- Sewai Location in Jharkhand, India Sewai Sewai (India)
- Coordinates: 23°37′N 85°41′E﻿ / ﻿23.61°N 85.68°E
- Country: India
- State: Jharkhand
- District: Ramgarh

Population (2011)
- • Total: 7,874

Languages (*For language details see Chitarpur (community development block)#Language and religion)
- • Official: Hindi, Urdu
- Time zone: UTC+5:30 (IST)
- PIN: 825101
- Telephone/ STD code: 06553
- Vehicle registration: JH
- Lok Sabha constituency: Hazaribagh
- Vidhan Sabha constituency: Ramgarh
- Website: ramgarh.nic.in

= Sewai =

Sewai is a census town in the Chitarpur (community development block) CD block in the Ramgarh subdivision of the Ramgarh district in the Indian state of Jharkhand.

==Geography==

===Location===
Sewai is located at .

===Area overview===
Ramgarh has a vibrant coal-mining sector. The map alongside provides links to five operational areas of Central Coalfields spread across South Karanpura Coalfield, Ramgarh Coalfield and West Bokaro Coalfield. Four of the six CD blocks in the district have coal mines – Patratu, Ramgarh, Mandu and Chitarpur. The high concentration of census towns in these blocks are noticeable on the map. Only two blocks, Gola and Dulmi, are totally rural areas. Ramgarh district lies in the central part of the Chota Nagpur Plateau. The Damodar valley covers most of the district. The forested areas in highlands to the north and the south of the valley can be seen in the map (mark the shaded areas). "Chotanagpur has a charm of its own... The entire area forms one of the most charming series of views imaginable. The far-off hills in the background in exquisite tints of blue or purple as the light falls, the nearer hills picturesquely shaped and luxuriant in every shade of green with their bold escarpments in black or grey, and the brown plains below furnishing their quota of colours."

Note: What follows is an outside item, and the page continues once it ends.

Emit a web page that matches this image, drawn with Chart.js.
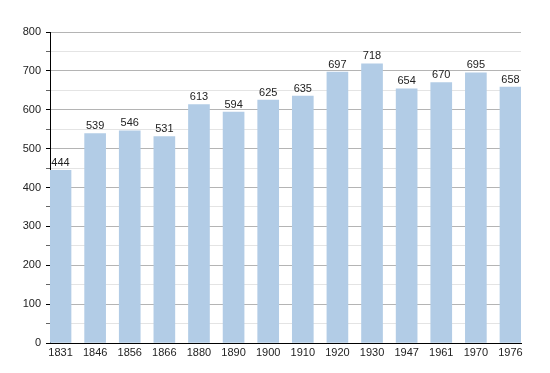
<!DOCTYPE html>
<html>
<head>
<meta charset="utf-8">
<script src="https://cdn.jsdelivr.net/npm/chart.js@4"></script>
<style>
    html, body { margin: 0; padding: 0; background: #fff; }
    #wrap { width: 550px; height: 373px; }
</style>
</head>
<body>
<div id="wrap"><canvas id="pop"></canvas></div>
<script>
// data
const years = ["1831", "1846", "1856", "1866", "1880", "1890", "1900", "1910", "1920", "1930", "1947", "1961", "1970", "1976"];
const population = [444, 539, 546, 531, 613, 594, 625, 635, 697, 718, 654, 670, 695, 658];
const yTicks = [0, 100, 200, 300, 400, 500, 600, 700, 800];

const barColor = "rgb(178, 204, 230)";

// write the value above each bar
const valueLabels = {
    id: "valueLabels",
    afterDatasetsDraw(chart) {
        const ctx = chart.ctx;
        const meta = chart.getDatasetMeta(0);
        ctx.save();
        ctx.font = "11px 'Liberation Sans', Arial, sans-serif";
        ctx.fillStyle = "#222";
        ctx.textAlign = "center";
        ctx.textBaseline = "bottom";
        meta.data.forEach((bar, i) => {
            ctx.fillText(population[i], bar.x, bar.y - 2);
        });
        ctx.restore();
    }
};

const pop = document.getElementById("pop");
const popChart = new Chart(pop, {
    type: "bar",
    data: {
        datasets: [
            {
                data: population.map((v, i) => ({ x: i, y: v })),
                backgroundColor: barColor,
                borderWidth: 0,
                barThickness: 21,
            },
        ],
    },
    options: {
        responsive: true,
        maintainAspectRatio: false,
        animation: false,
        layout: { padding: { top: 32, right: 29, left: 0, bottom: 0 } },
        plugins: {
            legend: { display: false },
            tooltip: { enabled: false },
        },
        scales: {
            x: {
                type: "linear",
                offset: false,
                min: -0.304,
                max: 13.304,
                afterBuildTicks: (axis) => {
                    axis.ticks = years.map((_, i) => ({ value: i }));
                },
                afterFit: (axis) => { axis.height = 30; },
                grid: { display: false, drawTicks: false, tickLength: 0 },
                border: { display: true, color: "#000", width: 1 },
                ticks: {
                    autoSkip: false,
                    maxRotation: 0,
                    padding: 3,
                    color: "#222",
                    font: { family: "'Liberation Sans', Arial, sans-serif", size: 11 },
                    callback: (v) => years[v],
                },
            },
            y: {
                min: 0,
                max: 800,
                afterFit: (axis) => { axis.width = 50; },
                ticks: {
                    stepSize: 50,
                    padding: 5,
                    color: "#222",
                    font: { family: "'Liberation Sans', Arial, sans-serif", size: 11 },
                    callback: (v) => (yTicks.includes(v) ? v : ""),
                },
                grid: {
                    color: (c) => (c.tick && c.tick.value % 100 === 0 ? "#b4b4b4" : "#e4e4e4"),
                    tickColor: (c) => (c.tick && c.tick.value % 100 === 0 ? "#000" : "#666"),
                    tickLength: 4,
                    lineWidth: 1,
                },
                border: { display: true, color: "#000", width: 1 },
            },
        },
    },
    plugins: [valueLabels],
});
</script>
</body>
</html>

Note: The map alongside presents some of the notable locations in the district. All places marked in the map are linked in the larger full screen map.

==Demographics==
According to the 2011 Census of India, Sewai had a total population of 7,874, of which 4,175 (53%) were males and 3,699 (47%) were females. Population in the age range 0-6 years was 660. The total number of literate persons in Sewai was 6,651 (92.20% of the population over 6 years).

As of 2001 India census, Sewai had a population of 8,784. Males constitute 53% of the population and females 47%. Sewai has an average literacy rate of 76%, higher than the national average of 59.5%: male literacy is 82%, and female literacy is 68%. In Sewai, 14% of the population is under 6 years of age.

==Infrastructure==
According to the District Census Handbook 2011, Ramgarh, Sewai covered an area of 3.986 km^{2}. Among the civic amenities, it had 50 km roads with open drains, the protected watersupply involved tapwater from treated and untreated sources, overhead tank. It had 1,463 domestic electric connections, 200 road lighting points. Among the medical facilities, it had 1 hospital, 1 dispensary, 1 health centre, 9 family welfare centres, 1 maternity and child welfare centre, 1 maternity home, 7 nursing homes, 5 medicine shops. Among the educational facilities it had 12 primary schools, 3 middle schools, 1 secondary school, 1 senior secondary school, the nearest general degree college at Ramgarh Cantonment 12 km away. One important commodity it produced was coal. It had the branch offices of 3 nationalised banks, 1 cooperative bank, 1 agricultural credit society, 1 non-agricultural credit society.

==Economy==
Rajrappa open cast mine and Rajrappa washery are operational under Rajrappa Area of Central Coalfields Limited.

==Education==
- Saraswati Vidyamandir Rajrappa is a Hindi-medium Higher Secondary School located at Sewai.
- UPG High School Rajrappa Project is a Hindi-medium Secondary School at Sewai.

==Healthcare==
Central Coalfields Limited has the Silver Jubilee Hospital Rajrappa mines at Sewai with 20 beds and 3 general duty medical officers. Among the facilities it has are: x-ray, laboratory. It has 2 ambulances.